▶ **Problem statement**: Transcribe everything in the data word for word. Pictures are left out.

▶ **Provided data**:

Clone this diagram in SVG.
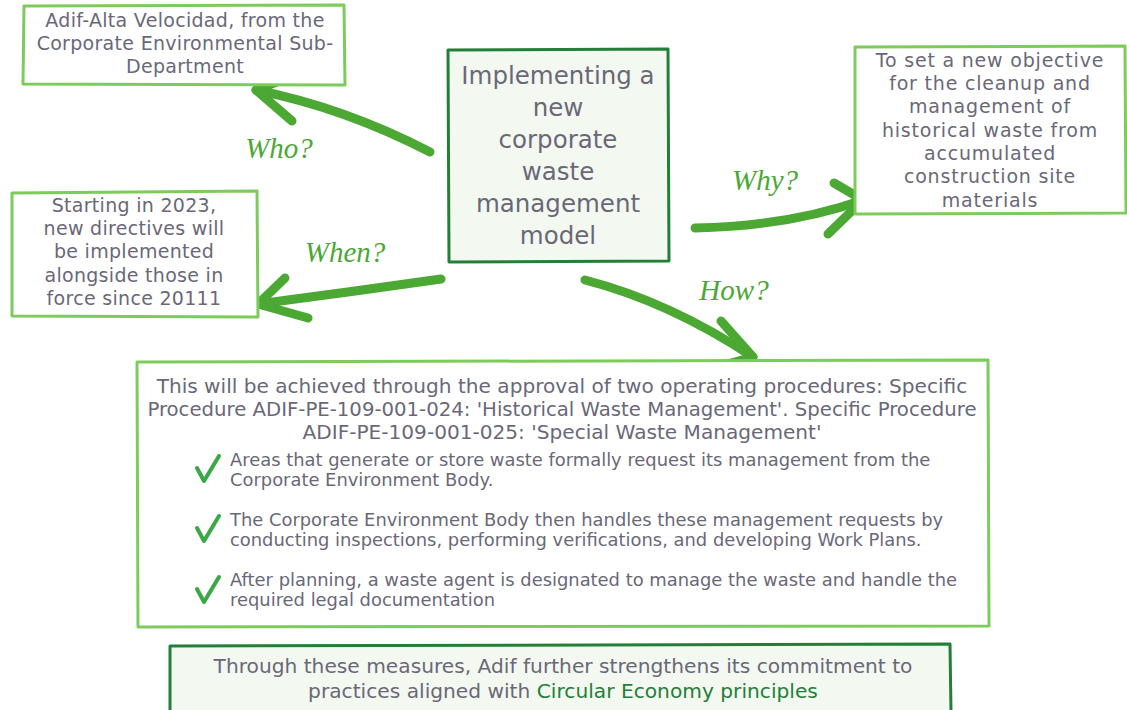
<svg xmlns="http://www.w3.org/2000/svg" width="1127" height="710" viewBox="0 0 1127 710">
  <defs>
    <style>
      .box-light { fill: #ffffff; stroke: #7ccb5b; stroke-width: 3; stroke-linejoin: round; }
      .box-dark { fill: #f3f9f1; stroke: #237f37; stroke-width: 3; stroke-linejoin: round; }
      .txt { font-family: "DejaVu Sans", "Liberation Sans", sans-serif; fill: #6a6878; }
      .mid { text-anchor: middle; }
      .label { font-family: "Liberation Serif", "DejaVu Serif", serif; font-style: italic; font-size: 29px; fill: #4ba836; text-anchor: middle; }
      .arrow { fill: none; stroke: #4ba832; stroke-width: 9; stroke-linecap: round; stroke-linejoin: round; }
      .check { fill: none; stroke: #3aa845; stroke-width: 4; stroke-linecap: round; stroke-linejoin: round; }
      .hl { fill: #237f37; }
    </style>
  </defs>

  <rect width="1127" height="710" fill="#ffffff"/>

  <!-- connectors -->
  <g id="connectors">
    <g id="arrow-who">
      <path class="arrow" d="M430,152 Q345,108 256,90"/>
      <path class="arrow" d="M292,76 L256,90 L292,121"/>
    </g>
    <g id="arrow-why">
      <path class="arrow" d="M695,228 Q790,226 863,200"/>
      <path class="arrow" d="M834,183 L863,200 L828,234"/>
    </g>
    <g id="arrow-when">
      <path class="arrow" d="M441,279 Q350,292 258,304"/>
      <path class="arrow" d="M285,278 L258,304 L308,318"/>
    </g>
    <g id="arrow-how">
      <path class="arrow" d="M585,280 Q670,302 753,357"/>
      <path class="arrow" d="M721,321 L753,357 L720,366"/>
    </g>
    <text class="label" x="279" y="158">Who?</text>
    <text class="label" x="765" y="190">Why?</text>
    <text class="label" x="345" y="262">When?</text>
    <text class="label" x="734" y="300">How?</text>
  </g>

  <!-- who -->
  <g id="node-who">
    <path class="box-light" d="M24,6 L344,5 L345,85 L23,84 Z"/>
    <text class="txt mid" font-size="19" letter-spacing="0.3" x="185" y="27">Adif-Alta Velocidad, from the</text>
    <text class="txt mid" font-size="19" letter-spacing="0.3" x="185" y="50">Corporate Environmental Sub-</text>
    <text class="txt mid" font-size="19" letter-spacing="0.3" x="185" y="73">Department</text>
  </g>

  <!-- central topic -->
  <g id="node-center">
    <path class="box-dark" d="M448,50 L668,49 L669,261 L449,262 Z"/>
    <text class="txt mid" font-size="24.5" x="558" y="84">Implementing a</text>
    <text class="txt mid" font-size="24.5" x="558" y="116">new</text>
    <text class="txt mid" font-size="24.5" x="558" y="148">corporate</text>
    <text class="txt mid" font-size="24.5" x="558" y="180">waste</text>
    <text class="txt mid" font-size="24.5" x="558" y="212">management</text>
    <text class="txt mid" font-size="24.5" x="558" y="244">model</text>
  </g>

  <!-- why -->
  <g id="node-why">
    <path class="box-light" d="M855,47 L1125,46 L1126,213 L855,214 Z"/>
    <text class="txt mid" font-size="19" letter-spacing="0.8" x="990" y="67">To set a new objective</text>
    <text class="txt mid" font-size="19" letter-spacing="0.8" x="990" y="90">for the cleanup and</text>
    <text class="txt mid" font-size="19" letter-spacing="0.8" x="990" y="113">management of</text>
    <text class="txt mid" font-size="19" letter-spacing="0.8" x="990" y="137">historical waste from</text>
    <text class="txt mid" font-size="19" letter-spacing="0.8" x="990" y="160">accumulated</text>
    <text class="txt mid" font-size="19" letter-spacing="0.8" x="990" y="183">construction site</text>
    <text class="txt mid" font-size="19" letter-spacing="0.8" x="990" y="207">materials</text>
  </g>

  <!-- when -->
  <g id="node-when">
    <path class="box-light" d="M12,193 L257,191 L258,317 L12,316 Z"/>
    <text class="txt mid" font-size="19" letter-spacing="0.3" x="134" y="212">Starting in 2023,</text>
    <text class="txt mid" font-size="19" letter-spacing="0.3" x="134" y="235">new directives will</text>
    <text class="txt mid" font-size="19" letter-spacing="0.3" x="134" y="258">be implemented</text>
    <text class="txt mid" font-size="19" letter-spacing="0.3" x="134" y="282">alongside those in</text>
    <text class="txt mid" font-size="19" letter-spacing="0.3" x="134" y="305">force since 20111</text>
  </g>

  <!-- how -->
  <g id="node-how">
    <path class="box-light" d="M137,362 L988,360 L989,626 L138,627 Z"/>
    <text class="txt mid" font-size="20.1" x="562" y="393">This will be achieved through the approval of two operating procedures: Specific</text>
    <text class="txt mid" font-size="19.7" x="562" y="416">Procedure ADIF-PE-109-001-024: 'Historical Waste Management'. Specific Procedure</text>
    <text class="txt mid" font-size="20.1" x="562" y="439">ADIF-PE-109-001-025: 'Special Waste Management'</text>

    <path class="check" d="M197,468 L204,481 L219,456"/>
    <text class="txt" font-size="17.9" x="230" y="466">Areas that generate or store waste formally request its management from the</text>
    <text class="txt" font-size="17.9" x="230" y="486">Corporate Environment Body.</text>

    <path class="check" d="M197,528 L204,541 L219,516"/>
    <text class="txt" font-size="17.9" x="230" y="526">The Corporate Environment Body then handles these management requests by</text>
    <text class="txt" font-size="17.9" x="230" y="546">conducting inspections, performing verifications, and developing Work Plans.</text>

    <path class="check" d="M197,589 L204,602 L219,577"/>
    <text class="txt" font-size="17.9" x="230" y="586">After planning, a waste agent is designated to manage the waste and handle the</text>
    <text class="txt" font-size="17.9" x="230" y="606">required legal documentation</text>
  </g>

  <!-- closing statement -->
  <g id="node-summary">
    <path class="box-dark" d="M170,646 L950,644 L951,712 L170,712 Z"/>
    <text class="txt mid" font-size="20.2" x="563" y="673">Through these measures, Adif further strengthens its commitment to</text>
    <text class="txt mid" font-size="20.2" x="563" y="698">practices aligned with <tspan class="hl">Circular Economy principles</tspan></text>
  </g>
</svg>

▶ **The completed task**:
Clone this diagram in SVG.
<svg xmlns="http://www.w3.org/2000/svg" width="1127" height="710" viewBox="0 0 1127 710">
  <defs>
    <style>
      .box-light { fill: #ffffff; stroke: #7ccb5b; stroke-width: 3; stroke-linejoin: round; }
      .box-dark { fill: #f3f9f1; stroke: #237f37; stroke-width: 3; stroke-linejoin: round; }
      .txt { font-family: "DejaVu Sans", "Liberation Sans", sans-serif; fill: #6a6878; }
      .mid { text-anchor: middle; }
      .label { font-family: "Liberation Serif", "DejaVu Serif", serif; font-style: italic; font-size: 29px; fill: #4ba836; text-anchor: middle; }
      .arrow { fill: none; stroke: #4ba832; stroke-width: 9; stroke-linecap: round; stroke-linejoin: round; }
      .check { fill: none; stroke: #3aa845; stroke-width: 4; stroke-linecap: round; stroke-linejoin: round; }
      .hl { fill: #237f37; }
    </style>
  </defs>

  <rect width="1127" height="710" fill="#ffffff"/>

  <!-- connectors -->
  <g id="connectors">
    <g id="arrow-who">
      <path class="arrow" d="M430,152 Q345,108 256,90"/>
      <path class="arrow" d="M292,76 L256,90 L292,121"/>
    </g>
    <g id="arrow-why">
      <path class="arrow" d="M695,228 Q790,226 863,200"/>
      <path class="arrow" d="M834,183 L863,200 L828,234"/>
    </g>
    <g id="arrow-when">
      <path class="arrow" d="M441,279 Q350,292 258,304"/>
      <path class="arrow" d="M285,278 L258,304 L308,318"/>
    </g>
    <g id="arrow-how">
      <path class="arrow" d="M585,280 Q670,302 753,357"/>
      <path class="arrow" d="M721,321 L753,357 L720,366"/>
    </g>
    <text class="label" x="279" y="158">Who?</text>
    <text class="label" x="765" y="190">Why?</text>
    <text class="label" x="345" y="262">When?</text>
    <text class="label" x="734" y="300">How?</text>
  </g>

  <!-- who -->
  <g id="node-who">
    <path class="box-light" d="M24,6 L344,5 L345,85 L23,84 Z"/>
    <text class="txt mid" font-size="19" letter-spacing="0.3" x="185" y="27">Adif-Alta Velocidad, from the</text>
    <text class="txt mid" font-size="19" letter-spacing="0.3" x="185" y="50">Corporate Environmental Sub-</text>
    <text class="txt mid" font-size="19" letter-spacing="0.3" x="185" y="73">Department</text>
  </g>

  <!-- central topic -->
  <g id="node-center">
    <path class="box-dark" d="M448,50 L668,49 L669,261 L449,262 Z"/>
    <text class="txt mid" font-size="24.5" x="558" y="84">Implementing a</text>
    <text class="txt mid" font-size="24.5" x="558" y="116">new</text>
    <text class="txt mid" font-size="24.5" x="558" y="148">corporate</text>
    <text class="txt mid" font-size="24.5" x="558" y="180">waste</text>
    <text class="txt mid" font-size="24.5" x="558" y="212">management</text>
    <text class="txt mid" font-size="24.5" x="558" y="244">model</text>
  </g>

  <!-- why -->
  <g id="node-why">
    <path class="box-light" d="M855,47 L1125,46 L1126,213 L855,214 Z"/>
    <text class="txt mid" font-size="19" letter-spacing="0.8" x="990" y="67">To set a new objective</text>
    <text class="txt mid" font-size="19" letter-spacing="0.8" x="990" y="90">for the cleanup and</text>
    <text class="txt mid" font-size="19" letter-spacing="0.8" x="990" y="113">management of</text>
    <text class="txt mid" font-size="19" letter-spacing="0.8" x="990" y="137">historical waste from</text>
    <text class="txt mid" font-size="19" letter-spacing="0.8" x="990" y="160">accumulated</text>
    <text class="txt mid" font-size="19" letter-spacing="0.8" x="990" y="183">construction site</text>
    <text class="txt mid" font-size="19" letter-spacing="0.8" x="990" y="207">materials</text>
  </g>

  <!-- when -->
  <g id="node-when">
    <path class="box-light" d="M12,193 L257,191 L258,317 L12,316 Z"/>
    <text class="txt mid" font-size="19" letter-spacing="0.3" x="134" y="212">Starting in 2023,</text>
    <text class="txt mid" font-size="19" letter-spacing="0.3" x="134" y="235">new directives will</text>
    <text class="txt mid" font-size="19" letter-spacing="0.3" x="134" y="258">be implemented</text>
    <text class="txt mid" font-size="19" letter-spacing="0.3" x="134" y="282">alongside those in</text>
    <text class="txt mid" font-size="19" letter-spacing="0.3" x="134" y="305">force since 20111</text>
  </g>

  <!-- how -->
  <g id="node-how">
    <path class="box-light" d="M137,362 L988,360 L989,626 L138,627 Z"/>
    <text class="txt mid" font-size="20.1" x="562" y="393">This will be achieved through the approval of two operating procedures: Specific</text>
    <text class="txt mid" font-size="19.7" x="562" y="416">Procedure ADIF-PE-109-001-024: 'Historical Waste Management'. Specific Procedure</text>
    <text class="txt mid" font-size="20.1" x="562" y="439">ADIF-PE-109-001-025: 'Special Waste Management'</text>

    <path class="check" d="M197,468 L204,481 L219,456"/>
    <text class="txt" font-size="17.9" x="230" y="466">Areas that generate or store waste formally request its management from the</text>
    <text class="txt" font-size="17.9" x="230" y="486">Corporate Environment Body.</text>

    <path class="check" d="M197,528 L204,541 L219,516"/>
    <text class="txt" font-size="17.9" x="230" y="526">The Corporate Environment Body then handles these management requests by</text>
    <text class="txt" font-size="17.9" x="230" y="546">conducting inspections, performing verifications, and developing Work Plans.</text>

    <path class="check" d="M197,589 L204,602 L219,577"/>
    <text class="txt" font-size="17.9" x="230" y="586">After planning, a waste agent is designated to manage the waste and handle the</text>
    <text class="txt" font-size="17.9" x="230" y="606">required legal documentation</text>
  </g>

  <!-- closing statement -->
  <g id="node-summary">
    <path class="box-dark" d="M170,646 L950,644 L951,712 L170,712 Z"/>
    <text class="txt mid" font-size="20.2" x="563" y="673">Through these measures, Adif further strengthens its commitment to</text>
    <text class="txt mid" font-size="20.2" x="563" y="698">practices aligned with <tspan class="hl">Circular Economy principles</tspan></text>
  </g>
</svg>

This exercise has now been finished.